Так вот, семья собирается на семидесятилетнем юбилее тети Клары. Та явно говорит вещи, приятные не всем собравшимся, в частности, вспоминает женатого любовника. Но и сама Клара приходит с опозданием. Мне нравится, сколько в «Водолее» продуманных недоговоренностей, постоянно намекающих на более сложную картину взаимоотношений, чем мы видим в фильме. Заметь, что по-настоящему доверительные отношения у Клары с племянником, а не с детьми. Они в ходе семейной ссоры вовсе вспоминают, как она их оставила на два года, пока писала книгу. И, если вернуться к твоим словам об ушедшей коллективной чувственности, я не до конца согласен. В современной части есть прямая рифма — день рождения служанки Клары, проработавшей у нее 19 лет; она не менее теплая.

А.К.: Да, но это совершенно другое сообщество. Герои идут на этот праздник по пляжу, и Клара объясняет: фешенебельный район остается за спиной, а они направляются в бедный. В нем еще сохраняется такой тип отношений.

Водолей. Реж. Клебер Мендонса Фильо, 2016

Б.Н.: Так Мендонса Фильо сложно выстраивает не только семейные связи, но и социальные. И нам, увы, далеко не все понятно. Мы видим, насколько бразильское общество сложное и как много в нем внутреннего напряжения (в том числе и расового, о чем не раз заходит речь). Служанка мне кажется ключевым персонажем в этом смысле. С одной стороны, она почти что член семьи, единственный постоянный спутник Клары. Но вспомни гениальную сцену, где Клара вместе с детьми рассматривает старые семейные снимки. Служанка приносит фотографию не так давно погибшего сына. По комнате моментально проходит холод, у всех делается сдержанно недоуменное выражение лица. А лицо служанки даже не попадает в кадр. Невидимая стена между ними прочна.

А.К.: Мне кажется, стоит поговорить о главной героине. Ее играет бразильская дива Соня Брага, и это очень выигрышная роль — героине за шестьдесят, она пережила мужа и победила рак, и до сих пор сохраняет и чувственность, и силу, с которой мало кто может бороться. Я был уверен, что это бенефис и роль написана специально для Браги, но Фильо говорит, что это не так.

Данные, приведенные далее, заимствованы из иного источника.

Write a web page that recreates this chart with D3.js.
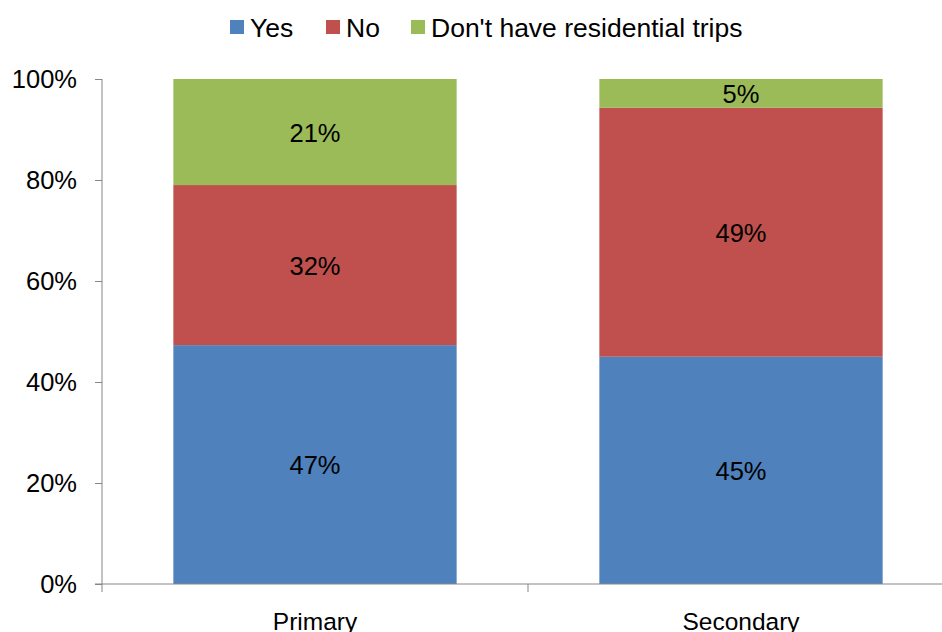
<!DOCTYPE html>
<html><head><meta charset="utf-8">
<script src="https://cdn.jsdelivr.net/npm/d3@7"></script>
<style>body{margin:0;background:#fff}svg{display:block;font-family:"Liberation Sans",Arial,sans-serif}</style>
</head><body><svg id="c" width="942" height="632"></svg>
<script>
const categories = ["Primary", "Secondary"];
const seriesNames = ["Yes", "No", "Don't have residential trips"];
const yesValues = [47.3, 45.0];
const noValues = [31.7, 49.3];
const noTripValues = [21.0, 5.7];
const labelYes = ["47%", "45%"];
const labelNo = ["32%", "49%"];
const labelNoTrip = ["21%", "5%"];
const yTicks = [0, 20, 40, 60, 80, 100];
const colors = ["#4F81BD", "#C0504D", "#9BBB59"];

const svg = d3.select("#c");
const x = d3.scaleBand().domain(categories).range([102, 954]).paddingInner(0.335).paddingOuter(0.1675);
const y = d3.scaleLinear().domain([0, 100]).range([584, 79]);

const rows = categories.map((c, i) => ({cat: c, s0: yesValues[i], s1: noValues[i], s2: noTripValues[i]}));
const stack = d3.stack().keys(["s0", "s1", "s2"])(rows);
const labels = [labelYes, labelNo, labelNoTrip];

stack.forEach((layer, k) => {
  svg.append("g").selectAll("rect").data(layer).join("rect")
    .attr("x", d => x(d.data.cat)).attr("width", x.bandwidth())
    .attr("y", d => y(d[1])).attr("height", d => y(d[0]) - y(d[1]))
    .attr("fill", colors[k]);
  svg.append("g").selectAll("text").data(layer).join("text")
    .attr("x", d => x(d.data.cat) + x.bandwidth() / 2)
    .attr("y", d => (y(d[0]) + y(d[1])) / 2 + 1)
    .attr("dy", "0.35em").attr("text-anchor", "middle")
    .attr("font-size", 25.5).attr("fill", "#000")
    .text((d, i) => labels[k][i]);
});

// y axis
const gy = svg.append("g").attr("transform", "translate(102,0)")
  .call(d3.axisLeft(y).tickValues(yTicks).tickFormat(d => d + "%").tickSize(7).tickPadding(18));
gy.selectAll("text").attr("font-size", 25.5).attr("fill", "#000").attr("font-family", '"Liberation Sans",Arial,sans-serif');
gy.selectAll("line").attr("stroke", "#868686");
gy.select(".domain").attr("stroke", "#868686").attr("d", "M0,584V79");

// x axis
const gx = svg.append("g").attr("transform", "translate(0,584)");
gx.append("line").attr("x1", 95).attr("x2", 954).attr("stroke", "#868686");
const bounds = [102, 102 + x.step(), 102 + 2 * x.step()];
gx.selectAll("line.t").data(bounds).join("line").attr("class", "t")
  .attr("x1", d => d).attr("x2", d => d).attr("y1", 0).attr("y2", 8).attr("stroke", "#868686");
gx.selectAll("text").data(categories).join("text")
  .attr("x", d => x(d) + x.bandwidth() / 2).attr("y", 46)
  .attr("text-anchor", "middle").attr("font-size", 24.5).attr("fill", "#000").text(d => d);

// legend
const legX = [230, 326, 411];
const lg = svg.append("g");
seriesNames.forEach((n, i) => {
  lg.append("rect").attr("x", legX[i]).attr("y", 20).attr("width", 14).attr("height", 14).attr("fill", colors[i]);
  lg.append("text").attr("x", legX[i] + 20).attr("y", 37)
    .attr("font-size", 26.5).attr("fill", "#000").text(n);
});
</script></body></html>
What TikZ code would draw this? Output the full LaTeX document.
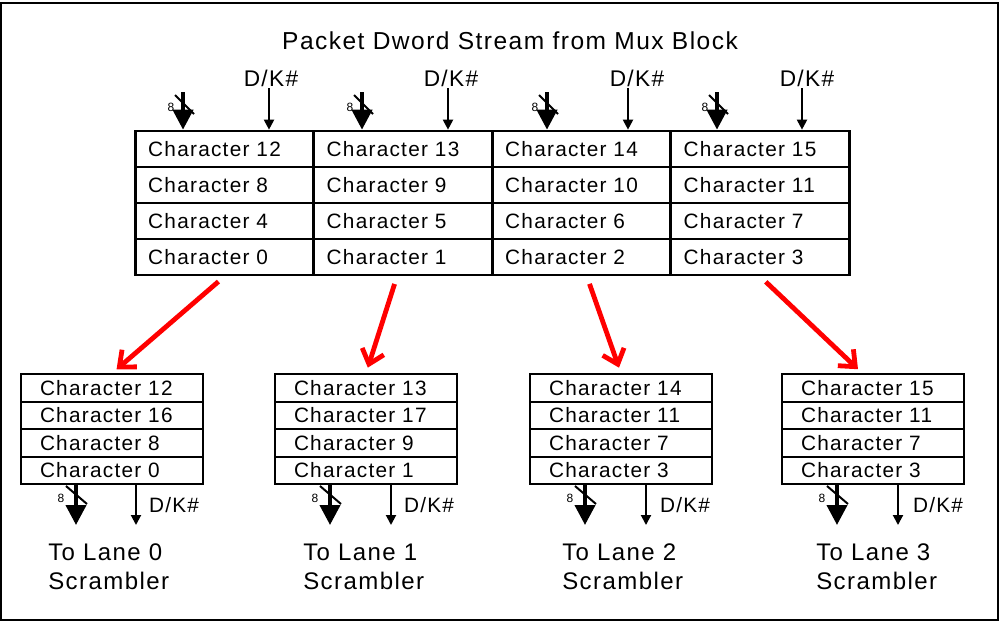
\documentclass[tikz,border=0pt]{standalone}
\usepackage{fontspec}
\setmainfont{Liberation Sans}[LetterSpace=6]
\usetikzlibrary{arrows.meta}
\begin{document}
\begin{tikzpicture}[x=0.75pt,y=-0.75pt,
  cell/.style={draw,line width=2pt,text width=114.4pt,align=left,inner xsep=9.75pt,inner ysep=0pt,minimum height=27pt,font=\fontsize{15.6}{18}\selectfont},
  lanecell/.style={draw,line width=1.4pt,text width=108pt,align=left,inner xsep=14.25pt,inner ysep=0pt,minimum height=20.6pt,font=\fontsize{15.6}{18}\selectfont},
  buswire/.style={line width=3pt,-{Triangle[width=15pt,length=15pt]}},
  flagwire/.style={line width=1.5pt,-{Triangle[width=7.5pt,length=7.5pt]}},
  busslash/.style={line width=1.5pt},
  redarrow/.style={draw=red,line width=3.6pt,-{Straight Barb[length=10pt,width=17pt]},shorten <=6pt,shorten >=4.5pt},
  eight/.style={inner sep=0pt,font=\fontsize{9}{10}\selectfont},
  flag/.style={inner sep=0pt,font=\fontsize{17}{19}\selectfont},
  lowflag/.style={inner sep=0pt,font=\fontsize{15.6}{18}\selectfont},
  lanetext/.style={inner sep=0pt,align=left,anchor=west,font=\fontsize{18}{21.75}\selectfont}]
\useasboundingbox (0,0) rectangle (1003,628);
\draw[line width=1.1pt] (1,3) rectangle (998,620);
\node[font=\fontsize{18.4}{21}\selectfont] (title) at (510,41) {Packet Dword Stream from Mux Block};
% dword table
\node[cell] (C12) at (224.5,149) {Character 12};
\node[cell] (C13) at (403,149) {Character 13};
\node[cell] (C14) at (581.5,149) {Character 14};
\node[cell] (C15) at (760,149) {Character 15};
\node[cell] (C8) at (224.5,185) {Character 8};
\node[cell] (C9) at (403,185) {Character 9};
\node[cell] (C10) at (581.5,185) {Character 10};
\node[cell] (C11) at (760,185) {Character 11};
\node[cell] (C4) at (224.5,221) {Character 4};
\node[cell] (C5) at (403,221) {Character 5};
\node[cell] (C6) at (581.5,221) {Character 6};
\node[cell] (C7) at (760,221) {Character 7};
\node[cell] (C0) at (224.5,257) {Character 0};
\node[cell] (C1) at (403,257) {Character 1};
\node[cell] (C2) at (581.5,257) {Character 2};
\node[cell] (C3) at (760,257) {Character 3};
% inputs
\coordinate (b0) at (183,92);
\coordinate (b1) at (362,92);
\coordinate (b2) at (547,92);
\coordinate (b3) at (717,92);
\coordinate (k0) at (269,88);
\coordinate (k1) at (448,88);
\coordinate (k2) at (628,88);
\coordinate (k3) at (802,88);
\draw[buswire] (b0) -- (b0 |- C12.north);
\draw[busslash] ([shift={(-8,3)}]b0) -- ([shift={(11,22)}]b0);
\node[eight] (n0) at (171,107) {8};
\draw[flagwire] (k0) -- (k0 |- C12.north);
\node[flag] (kl0) at (271,78) {D/K\#};
\draw[buswire] (b1) -- (b1 |- C13.north);
\draw[busslash] ([shift={(-8,3)}]b1) -- ([shift={(11,22)}]b1);
\node[eight] (n1) at (350,107) {8};
\draw[flagwire] (k1) -- (k1 |- C13.north);
\node[flag] (kl1) at (451,78) {D/K\#};
\draw[buswire] (b2) -- (b2 |- C14.north);
\draw[busslash] ([shift={(-8,3)}]b2) -- ([shift={(11,22)}]b2);
\node[eight] (n2) at (535,107) {8};
\draw[flagwire] (k2) -- (k2 |- C14.north);
\node[flag] (kl2) at (637,78) {D/K\#};
\draw[buswire] (b3) -- (b3 |- C15.north);
\draw[busslash] ([shift={(-8,3)}]b3) -- ([shift={(11,22)}]b3);
\node[eight] (n3) at (705,107) {8};
\draw[flagwire] (k3) -- (k3 |- C15.north);
\node[flag] (kl3) at (807,78) {D/K\#};
% lane buffers
\node[lanecell] (L0a) at (112,388) {Character 12};
\node[lanecell] (L0b) at (112,415.5) {Character 16};
\node[lanecell] (L0c) at (112,443) {Character 8};
\node[lanecell] (L0d) at (112,470.5) {Character 0};
\node[lanecell] (L1a) at (366,388) {Character 13};
\node[lanecell] (L1b) at (366,415.5) {Character 17};
\node[lanecell] (L1c) at (366,443) {Character 9};
\node[lanecell] (L1d) at (366,470.5) {Character 1};
\node[lanecell] (L2a) at (621,388) {Character 14};
\node[lanecell] (L2b) at (621,415.5) {Character 11};
\node[lanecell] (L2c) at (621,443) {Character 7};
\node[lanecell] (L2d) at (621,470.5) {Character 3};
\node[lanecell] (L3a) at (873,388) {Character 15};
\node[lanecell] (L3b) at (873,415.5) {Character 11};
\node[lanecell] (L3c) at (873,443) {Character 7};
\node[lanecell] (L3d) at (873,470.5) {Character 3};
% striping
\draw[redarrow] (C0.south) -- (L0a.north);
\draw[redarrow] ([xshift=-4.5pt]C1.south) -- (L1a.north);
\draw[redarrow] ([xshift=4pt]C2.south) -- (L2a.north);
\draw[redarrow] (C3.south) -- ([xshift=-8pt]L3a.north);
% outputs
\coordinate (o0) at (76,525);
\coordinate (o1) at (330,525);
\coordinate (o2) at (585,525);
\coordinate (o3) at (837,525);
\coordinate (f0) at (136,525);
\coordinate (f1) at (391,525);
\coordinate (f2) at (646,525);
\coordinate (f3) at (898,525);
\draw[buswire] (L0d.south -| o0) -- (o0);
\draw[busslash] ([shift={(-10,-39)}]o0) -- ([shift={(11,-21)}]o0);
\node[eight] (m0) at (61,498) {8};
\draw[flagwire] (L0d.south -| f0) -- (f0);
\node[lowflag] (fl0) at (174,505) {D/K\#};
\node[lanetext] (T0) at (48,566.5) {To Lane 0\\Scrambler};
\draw[buswire] (L1d.south -| o1) -- (o1);
\draw[busslash] ([shift={(-10,-39)}]o1) -- ([shift={(11,-21)}]o1);
\node[eight] (m1) at (315,498) {8};
\draw[flagwire] (L1d.south -| f1) -- (f1);
\node[lowflag] (fl1) at (429,505) {D/K\#};
\node[lanetext] (T1) at (303,566.5) {To Lane 1\\Scrambler};
\draw[buswire] (L2d.south -| o2) -- (o2);
\draw[busslash] ([shift={(-10,-39)}]o2) -- ([shift={(11,-21)}]o2);
\node[eight] (m2) at (570,498) {8};
\draw[flagwire] (L2d.south -| f2) -- (f2);
\node[lowflag] (fl2) at (685,505) {D/K\#};
\node[lanetext] (T2) at (562,566.5) {To Lane 2\\Scrambler};
\draw[buswire] (L3d.south -| o3) -- (o3);
\draw[busslash] ([shift={(-10,-39)}]o3) -- ([shift={(11,-21)}]o3);
\node[eight] (m3) at (822,498) {8};
\draw[flagwire] (L3d.south -| f3) -- (f3);
\node[lowflag] (fl3) at (938,505) {D/K\#};
\node[lanetext] (T3) at (816,566.5) {To Lane 3\\Scrambler};
\end{tikzpicture}
\end{document}
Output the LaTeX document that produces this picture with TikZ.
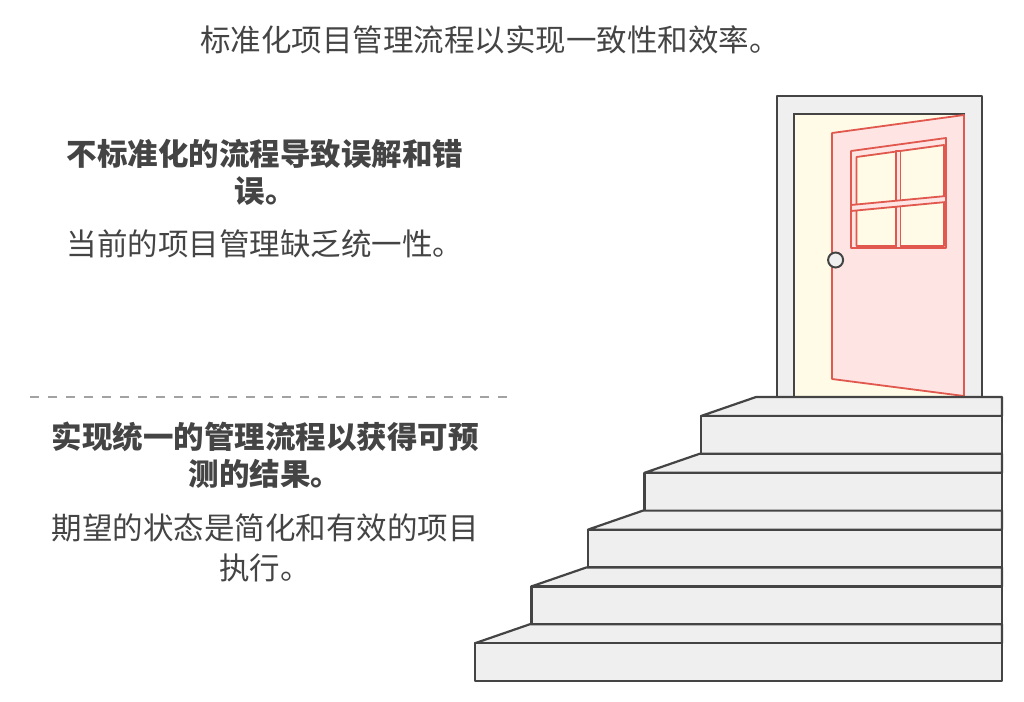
\documentclass[tikz,border=0pt]{standalone}
\usepackage{fontspec}
\setmainfont{Noto Sans CJK SC}
\usetikzlibrary{positioning}
\definecolor{ink}{HTML}{444444}
\definecolor{stepgray}{HTML}{EFEFEF}
\definecolor{doorred}{HTML}{E0584E}
\definecolor{doorpink}{HTML}{FFE4E4}
\definecolor{glow}{HTML}{FFFBE6}
\tikzset{%
	title/.style   = {text=ink, font=\fontsize{30.5}{36}\selectfont}, % top line
	head/.style    = {text=ink, font=\fontsize{30.5}{37}\selectfont\bfseries, align=center},
	body/.style    = {text=ink, font=\fontsize{30.5}{40}\selectfont, align=center},
	stone/.style   = {draw=ink, fill=stepgray, line width=2.2pt, line join=round},
	leaf/.style    = {draw=doorred, line width=1.8pt, line join=round},
}
\begin{document}
\begin{tikzpicture}[x=1pt, y=-1pt]
	\useasboundingbox (0,0) rectangle (1024,701);
	% texts
	\node[title] (ttl) at (490,40) {标准化项目管理流程以实现一致性和效率。};
	\node[head] (h1) at (265,172) {不标准化的流程导致误解和错\\误。};
	\node[body, below=18pt of h1] (b1) {当前的项目管理缺乏统一性。};
	\coordinate (dl) at (30,397);
	\coordinate (dr) at (512,397);
	\draw[draw=ink!50, line width=1.5pt, dash pattern=on 9pt off 9pt] (dl) -- (dr);
	\node[head] (h2) at (265,455) {实现统一的管理流程以获得可预\\测的结果。};
	\node[body, below=18pt of h2] (b2) {期望的状态是简化和有效的项目\\执行。};
	% door
	\draw[stone] (777,96) rectangle (982,397);
	\draw[draw=ink, fill=glow, line width=2.2pt] (794,114) rectangle (964,397);
	\draw[leaf, fill=doorpink] (832,133) -- (964,115) -- (964,396) -- (832,379) -- cycle;
	\draw[leaf, fill=doorpink] (851,151) -- (946,138) -- (946,248) -- (851,248) -- cycle;
	\draw[leaf, fill=glow] (856.5,157) -- (944,145) -- (944,246) -- (856.5,246) -- cycle;
	\draw[leaf, fill=doorpink] (895.8,151) rectangle (900.5,248);
	\draw[leaf, fill=doorpink] (851,205) -- (946,196) -- (946,202) -- (851,211) -- cycle;
	\draw[draw=ink, fill=stepgray, line width=2pt] (835.6,260) circle (7.5);
	% stairs
	\foreach \i in {0,...,4} {
		\pgfmathsetmacro{\yt}{397+56.8*\i}
		\pgfmathsetmacro{\yf}{\yt+19}
		\pgfmathsetmacro{\yb}{\yf+37.8}
		\pgfmathsetmacro{\xb}{756-56.5*\i}
		\pgfmathsetmacro{\xf}{\xb-55}
		\draw[stone] (\xb,\yt) -- (1002,\yt) -- (1002,\yf) -- (\xf,\yf) -- cycle;
		\draw[stone] (\xf,\yf) rectangle (1002,\yb);
	}
\end{tikzpicture}
\end{document}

Б.Н.: Рак и водолей. Не так уж и важно, как писался фильм, если без Браги он теперь не представим. Я не помню, есть ли в «Водолее» хотя бы одна сцена без нее? Перед нами представитель почтенного жанра — посвящение актрисе, вокруг которой существует целый миф, но сама она давно пропала с радаров. Фильо ее вернул. Кроме того, она была секс-символом, и мне кажется очень тонким и в то же время смелым то, как Фильо показывает секс. Мы знаем, что Бразилия — страна раскрепощенная, но героине 65 лет, и кинематограф обыкновенно страшится секса немолодых людей. Первая откровенная сцена, кстати, — воспоминания той семидесятилетней героини в прологе. Пока семья читает ее биографию — личную историю, переплетенную с историей страны, — она вспоминает куннилингус. Плюс Клара лишилась после операции одной груди. И мне кажется, что то социальное напряжение, на котором выстроен фильм, тоже имеет странный сексуальный подтекст… Молодой девелопер, для которого «Новый Водолей» — первый проект, ради которого он готов на все, принципиально обращается к ней по имени, без уважительного «дона». И после обмена с ним взглядами она решается вызвать любовника за деньги.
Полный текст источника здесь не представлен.